PROBLEM TO SOLVE — Retype each line of the material exactly, please, skipping any picture in it.

***** DATASET CONTENT

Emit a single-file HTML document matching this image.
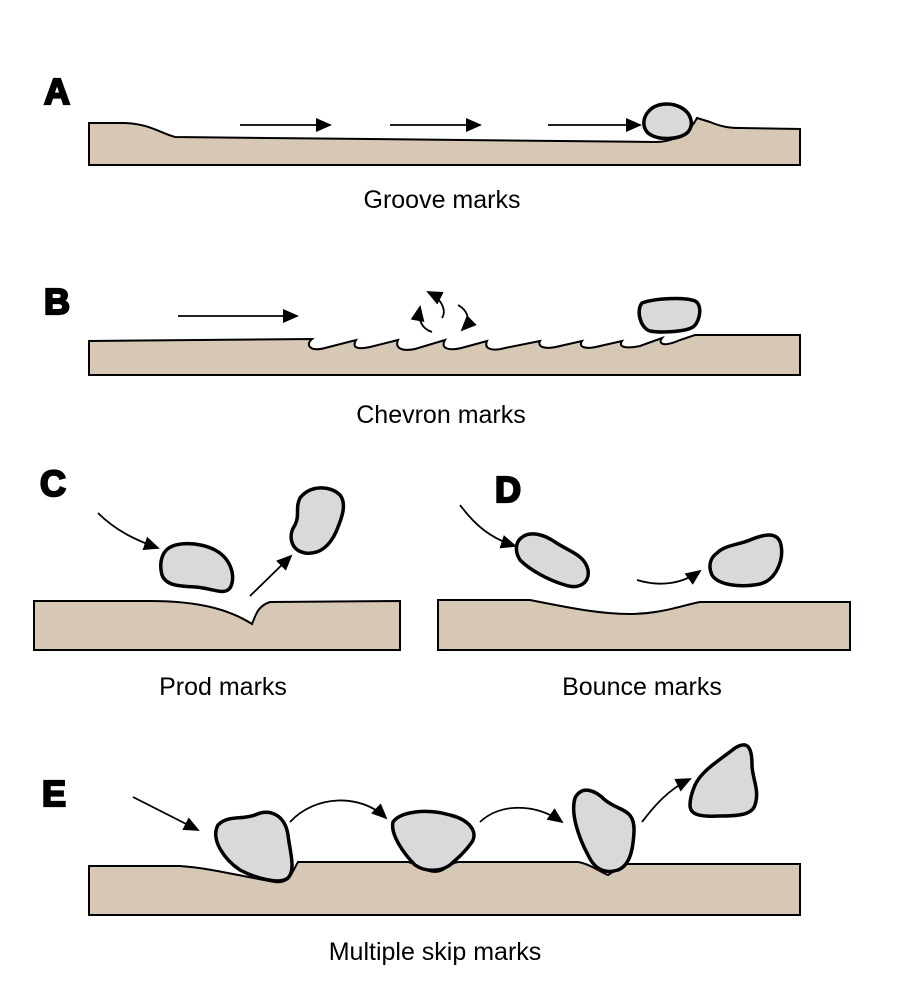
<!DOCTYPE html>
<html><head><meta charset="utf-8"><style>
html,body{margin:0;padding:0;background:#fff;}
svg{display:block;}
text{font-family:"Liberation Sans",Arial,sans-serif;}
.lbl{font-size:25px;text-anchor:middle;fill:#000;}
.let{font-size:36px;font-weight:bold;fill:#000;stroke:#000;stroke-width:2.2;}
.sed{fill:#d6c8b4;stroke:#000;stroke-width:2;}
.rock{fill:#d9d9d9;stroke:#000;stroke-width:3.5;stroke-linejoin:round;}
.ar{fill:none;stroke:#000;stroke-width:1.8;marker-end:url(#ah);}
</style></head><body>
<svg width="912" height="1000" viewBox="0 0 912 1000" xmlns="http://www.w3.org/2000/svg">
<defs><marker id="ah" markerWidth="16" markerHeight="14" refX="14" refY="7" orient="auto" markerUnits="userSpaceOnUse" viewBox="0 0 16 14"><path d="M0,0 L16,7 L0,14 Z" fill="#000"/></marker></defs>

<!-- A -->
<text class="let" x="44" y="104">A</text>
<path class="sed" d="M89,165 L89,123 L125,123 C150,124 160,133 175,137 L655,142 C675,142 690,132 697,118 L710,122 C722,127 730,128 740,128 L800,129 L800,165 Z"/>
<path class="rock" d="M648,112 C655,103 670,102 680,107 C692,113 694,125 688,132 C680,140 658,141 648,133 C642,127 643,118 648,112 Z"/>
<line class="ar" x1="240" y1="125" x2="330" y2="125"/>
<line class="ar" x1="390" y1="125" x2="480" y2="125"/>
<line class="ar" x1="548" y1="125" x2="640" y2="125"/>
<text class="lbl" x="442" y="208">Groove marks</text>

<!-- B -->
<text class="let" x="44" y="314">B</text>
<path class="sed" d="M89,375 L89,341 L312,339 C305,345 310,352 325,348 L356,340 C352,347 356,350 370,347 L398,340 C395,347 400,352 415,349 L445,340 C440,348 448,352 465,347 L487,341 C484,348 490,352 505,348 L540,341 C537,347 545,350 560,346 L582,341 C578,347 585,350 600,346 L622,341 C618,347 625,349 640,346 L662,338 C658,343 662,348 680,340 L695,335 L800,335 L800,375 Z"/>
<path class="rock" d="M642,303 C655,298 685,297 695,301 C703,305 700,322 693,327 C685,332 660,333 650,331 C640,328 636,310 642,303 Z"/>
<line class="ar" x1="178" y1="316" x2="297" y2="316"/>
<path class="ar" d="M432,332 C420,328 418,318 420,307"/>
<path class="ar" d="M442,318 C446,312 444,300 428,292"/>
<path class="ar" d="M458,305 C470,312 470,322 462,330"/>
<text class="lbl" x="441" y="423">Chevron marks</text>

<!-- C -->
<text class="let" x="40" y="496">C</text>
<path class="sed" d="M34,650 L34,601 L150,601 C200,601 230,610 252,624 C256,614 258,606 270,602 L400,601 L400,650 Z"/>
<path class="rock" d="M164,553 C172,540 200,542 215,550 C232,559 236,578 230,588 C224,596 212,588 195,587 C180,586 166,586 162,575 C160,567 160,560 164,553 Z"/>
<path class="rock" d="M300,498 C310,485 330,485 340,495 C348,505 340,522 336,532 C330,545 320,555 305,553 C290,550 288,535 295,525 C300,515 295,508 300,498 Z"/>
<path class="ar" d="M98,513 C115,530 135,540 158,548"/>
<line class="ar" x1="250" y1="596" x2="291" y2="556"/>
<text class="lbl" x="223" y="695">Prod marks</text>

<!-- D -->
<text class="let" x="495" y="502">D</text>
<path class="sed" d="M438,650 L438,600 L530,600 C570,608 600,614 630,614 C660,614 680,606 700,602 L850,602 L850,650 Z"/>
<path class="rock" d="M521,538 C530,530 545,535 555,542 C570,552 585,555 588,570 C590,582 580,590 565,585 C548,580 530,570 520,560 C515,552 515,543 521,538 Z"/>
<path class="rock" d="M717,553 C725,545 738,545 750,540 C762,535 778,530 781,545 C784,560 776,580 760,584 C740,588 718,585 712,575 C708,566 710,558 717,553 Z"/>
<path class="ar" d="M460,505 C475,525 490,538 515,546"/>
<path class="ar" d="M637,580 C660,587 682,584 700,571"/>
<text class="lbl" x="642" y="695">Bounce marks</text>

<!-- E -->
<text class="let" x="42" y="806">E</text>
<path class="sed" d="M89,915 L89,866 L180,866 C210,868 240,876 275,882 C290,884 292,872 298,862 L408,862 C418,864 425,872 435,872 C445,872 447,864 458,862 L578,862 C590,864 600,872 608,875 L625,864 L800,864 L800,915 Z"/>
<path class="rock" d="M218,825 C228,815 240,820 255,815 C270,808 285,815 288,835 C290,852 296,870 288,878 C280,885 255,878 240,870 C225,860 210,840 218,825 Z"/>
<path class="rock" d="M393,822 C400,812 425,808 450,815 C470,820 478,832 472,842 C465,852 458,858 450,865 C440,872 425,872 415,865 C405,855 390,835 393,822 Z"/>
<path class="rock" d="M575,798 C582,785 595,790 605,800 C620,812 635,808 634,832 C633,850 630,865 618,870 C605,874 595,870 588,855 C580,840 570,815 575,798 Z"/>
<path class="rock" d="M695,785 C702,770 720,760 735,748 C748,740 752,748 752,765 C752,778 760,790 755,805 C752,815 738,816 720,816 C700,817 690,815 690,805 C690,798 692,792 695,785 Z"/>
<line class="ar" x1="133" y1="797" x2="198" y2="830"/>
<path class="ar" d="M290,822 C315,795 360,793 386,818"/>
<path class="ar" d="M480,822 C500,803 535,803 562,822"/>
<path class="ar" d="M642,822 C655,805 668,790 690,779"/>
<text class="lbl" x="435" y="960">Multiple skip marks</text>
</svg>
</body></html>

**********

RESULT FOR THIS EXERCISE —
Emit a single-file HTML document matching this image.
<!DOCTYPE html>
<html><head><meta charset="utf-8"><style>
html,body{margin:0;padding:0;background:#fff;}
svg{display:block;}
text{font-family:"Liberation Sans",Arial,sans-serif;}
.lbl{font-size:25px;text-anchor:middle;fill:#000;}
.let{font-size:36px;font-weight:bold;fill:#000;stroke:#000;stroke-width:2.2;}
.sed{fill:#d6c8b4;stroke:#000;stroke-width:2;}
.rock{fill:#d9d9d9;stroke:#000;stroke-width:3.5;stroke-linejoin:round;}
.ar{fill:none;stroke:#000;stroke-width:1.8;marker-end:url(#ah);}
</style></head><body>
<svg width="912" height="1000" viewBox="0 0 912 1000" xmlns="http://www.w3.org/2000/svg">
<defs><marker id="ah" markerWidth="16" markerHeight="14" refX="14" refY="7" orient="auto" markerUnits="userSpaceOnUse" viewBox="0 0 16 14"><path d="M0,0 L16,7 L0,14 Z" fill="#000"/></marker></defs>

<!-- A -->
<text class="let" x="44" y="104">A</text>
<path class="sed" d="M89,165 L89,123 L125,123 C150,124 160,133 175,137 L655,142 C675,142 690,132 697,118 L710,122 C722,127 730,128 740,128 L800,129 L800,165 Z"/>
<path class="rock" d="M648,112 C655,103 670,102 680,107 C692,113 694,125 688,132 C680,140 658,141 648,133 C642,127 643,118 648,112 Z"/>
<line class="ar" x1="240" y1="125" x2="330" y2="125"/>
<line class="ar" x1="390" y1="125" x2="480" y2="125"/>
<line class="ar" x1="548" y1="125" x2="640" y2="125"/>
<text class="lbl" x="442" y="208">Groove marks</text>

<!-- B -->
<text class="let" x="44" y="314">B</text>
<path class="sed" d="M89,375 L89,341 L312,339 C305,345 310,352 325,348 L356,340 C352,347 356,350 370,347 L398,340 C395,347 400,352 415,349 L445,340 C440,348 448,352 465,347 L487,341 C484,348 490,352 505,348 L540,341 C537,347 545,350 560,346 L582,341 C578,347 585,350 600,346 L622,341 C618,347 625,349 640,346 L662,338 C658,343 662,348 680,340 L695,335 L800,335 L800,375 Z"/>
<path class="rock" d="M642,303 C655,298 685,297 695,301 C703,305 700,322 693,327 C685,332 660,333 650,331 C640,328 636,310 642,303 Z"/>
<line class="ar" x1="178" y1="316" x2="297" y2="316"/>
<path class="ar" d="M432,332 C420,328 418,318 420,307"/>
<path class="ar" d="M442,318 C446,312 444,300 428,292"/>
<path class="ar" d="M458,305 C470,312 470,322 462,330"/>
<text class="lbl" x="441" y="423">Chevron marks</text>

<!-- C -->
<text class="let" x="40" y="496">C</text>
<path class="sed" d="M34,650 L34,601 L150,601 C200,601 230,610 252,624 C256,614 258,606 270,602 L400,601 L400,650 Z"/>
<path class="rock" d="M164,553 C172,540 200,542 215,550 C232,559 236,578 230,588 C224,596 212,588 195,587 C180,586 166,586 162,575 C160,567 160,560 164,553 Z"/>
<path class="rock" d="M300,498 C310,485 330,485 340,495 C348,505 340,522 336,532 C330,545 320,555 305,553 C290,550 288,535 295,525 C300,515 295,508 300,498 Z"/>
<path class="ar" d="M98,513 C115,530 135,540 158,548"/>
<line class="ar" x1="250" y1="596" x2="291" y2="556"/>
<text class="lbl" x="223" y="695">Prod marks</text>

<!-- D -->
<text class="let" x="495" y="502">D</text>
<path class="sed" d="M438,650 L438,600 L530,600 C570,608 600,614 630,614 C660,614 680,606 700,602 L850,602 L850,650 Z"/>
<path class="rock" d="M521,538 C530,530 545,535 555,542 C570,552 585,555 588,570 C590,582 580,590 565,585 C548,580 530,570 520,560 C515,552 515,543 521,538 Z"/>
<path class="rock" d="M717,553 C725,545 738,545 750,540 C762,535 778,530 781,545 C784,560 776,580 760,584 C740,588 718,585 712,575 C708,566 710,558 717,553 Z"/>
<path class="ar" d="M460,505 C475,525 490,538 515,546"/>
<path class="ar" d="M637,580 C660,587 682,584 700,571"/>
<text class="lbl" x="642" y="695">Bounce marks</text>

<!-- E -->
<text class="let" x="42" y="806">E</text>
<path class="sed" d="M89,915 L89,866 L180,866 C210,868 240,876 275,882 C290,884 292,872 298,862 L408,862 C418,864 425,872 435,872 C445,872 447,864 458,862 L578,862 C590,864 600,872 608,875 L625,864 L800,864 L800,915 Z"/>
<path class="rock" d="M218,825 C228,815 240,820 255,815 C270,808 285,815 288,835 C290,852 296,870 288,878 C280,885 255,878 240,870 C225,860 210,840 218,825 Z"/>
<path class="rock" d="M393,822 C400,812 425,808 450,815 C470,820 478,832 472,842 C465,852 458,858 450,865 C440,872 425,872 415,865 C405,855 390,835 393,822 Z"/>
<path class="rock" d="M575,798 C582,785 595,790 605,800 C620,812 635,808 634,832 C633,850 630,865 618,870 C605,874 595,870 588,855 C580,840 570,815 575,798 Z"/>
<path class="rock" d="M695,785 C702,770 720,760 735,748 C748,740 752,748 752,765 C752,778 760,790 755,805 C752,815 738,816 720,816 C700,817 690,815 690,805 C690,798 692,792 695,785 Z"/>
<line class="ar" x1="133" y1="797" x2="198" y2="830"/>
<path class="ar" d="M290,822 C315,795 360,793 386,818"/>
<path class="ar" d="M480,822 C500,803 535,803 562,822"/>
<path class="ar" d="M642,822 C655,805 668,790 690,779"/>
<text class="lbl" x="435" y="960">Multiple skip marks</text>
</svg>
</body></html>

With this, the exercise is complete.